Testing HVAC equipment (heating, ventilation, and air conditioning) requires a psychrometric chamber, a custom-built room that can create consistent conditions of temperature, humidity, pressure, and airflow. Herrick Labs operates six of these chambers, which are 13 1/2 feet wide, 19 1/2 feet long, and 9 1/2 feet tall.
“Psychrometric chambers come in pairs,” said Kurtulus. “An ‘outdoor’ chamber simulates the environment of the compressor and heat exchanger, which sit outside your home. Then an ‘indoor’ chamber duplicates the room-temperature environment inside your home. This way, we can re-create summer conditions to observe air conditioning equipment, or winter conditions to test which heating method is most efficient.”
The chambers are incredibly precise. They can maintain a constant environment within 0.5° C of their intended target, and 1% of their humidity target. They can also duplicate extreme conditions, from -20° C (-4° F) to 55° C (130° F), and from 15% to 100% humidity. That consistency is important, because researchers aren’t just monitoring the temperature of the air, but the refrigerants used to cool the air. “Refrigerant research is very important,” said Kurtulus. “We’re all working to find a refrigerant that is friendlier to the environment, but still efficient enough to do the job.”
Many traditional refrigerants have already been phased out in Europe, and likely will soon be phased out in the U.S. So the search is on for natural alternatives, such as propane (R290) or iso-butane (R600). Kurtulus and his team just completed an upgrade to one of the psychrometric chambers to enable testing of unitary equipment using natural refrigerants. They installed protected lighting and sensors, as well as grounding wire loops to allow technicians to work in the room while minimizing the chance of a stray spark.

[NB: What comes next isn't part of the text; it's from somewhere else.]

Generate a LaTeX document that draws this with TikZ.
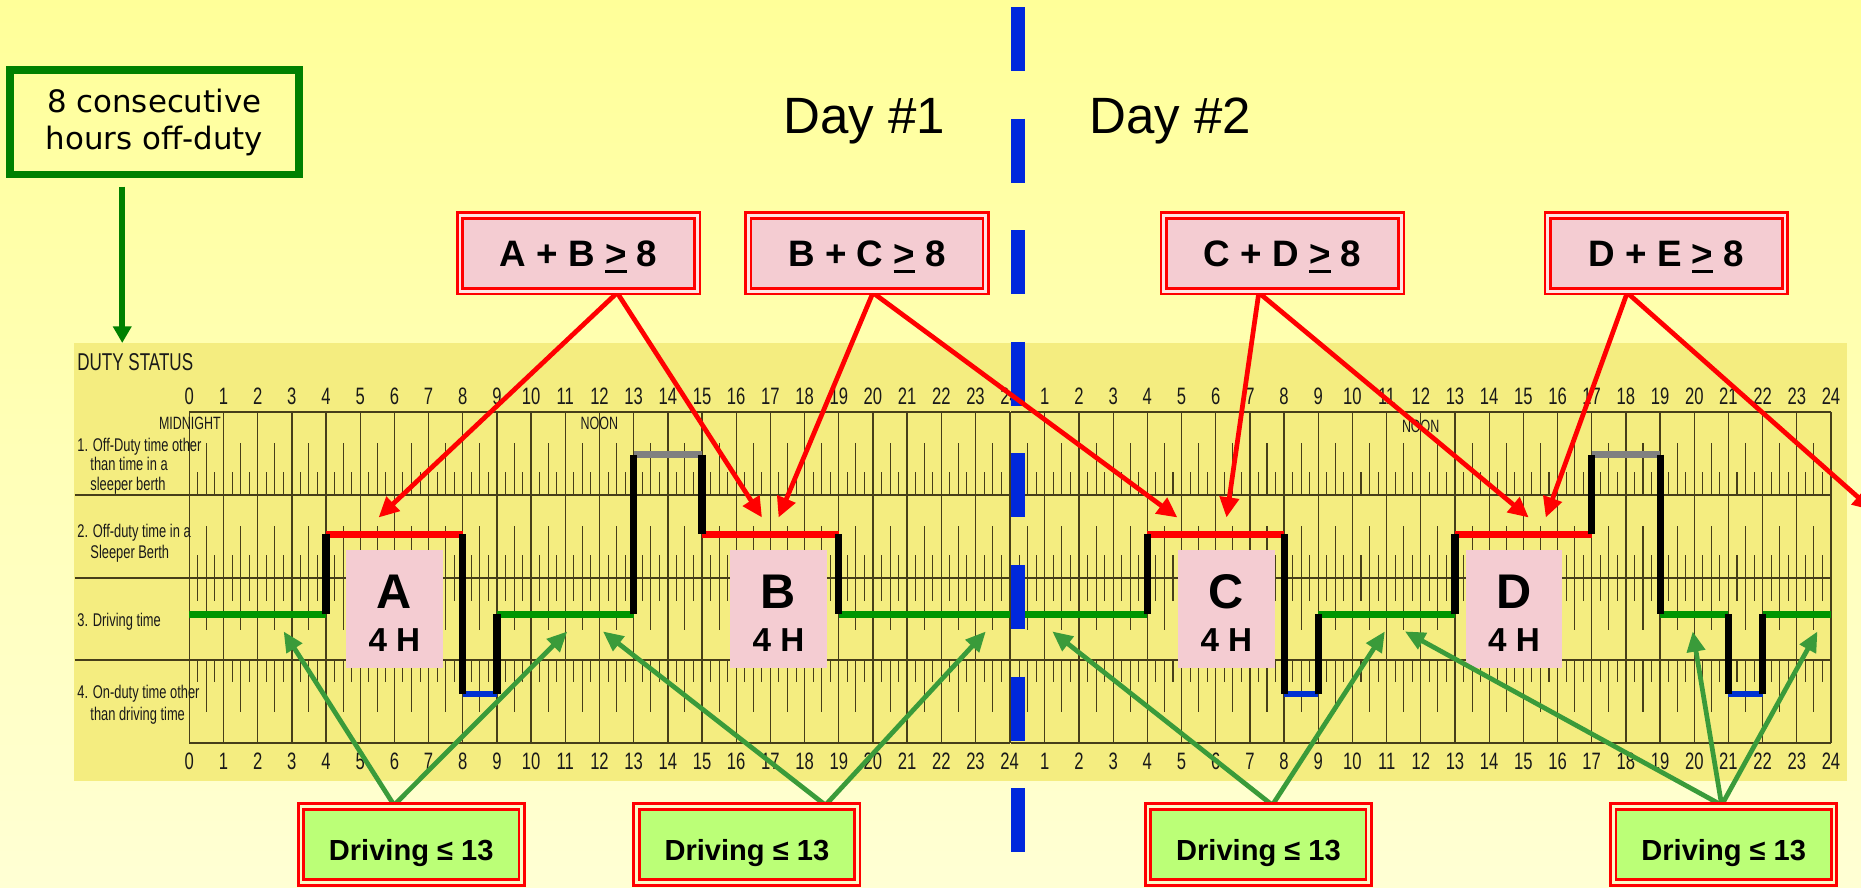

Purdue joined with industry partners to complete these upgrades. UTC/Carrier provided funds to upgrade the chambers, while Parker Hannifin supplied temperature control equipment. “By doing their research here,” said Kurtulus, “our industry partners can create new and better technologies, and manufacture more efficient equipment. That saves both energy and money.”
Herrick Labs began in 1958, supported by a grant from Raymond Herrick, founder of the compressor manufacturer Tecumseh Products. In the fifty years since, it has become the largest academic HVAC lab in the world, with 124 graduate students and 27 faculty conducting research. Herrick also hosts conferences in compressors and refrigeration, welcoming 800 HVAC experts from more than 30 countries. Kurtulus also manages operations for the Center for High Performance Buildings, a multidisciplinary center established by a construction grant from the National Institute of Standards and Technology (NIST) to develop new building technologies to maximize energy usage, human comfort, and productivity.
“When it comes to thermal systems, Purdue is leading this research,” said Kurtulus. “Not just in the US, but worldwide.”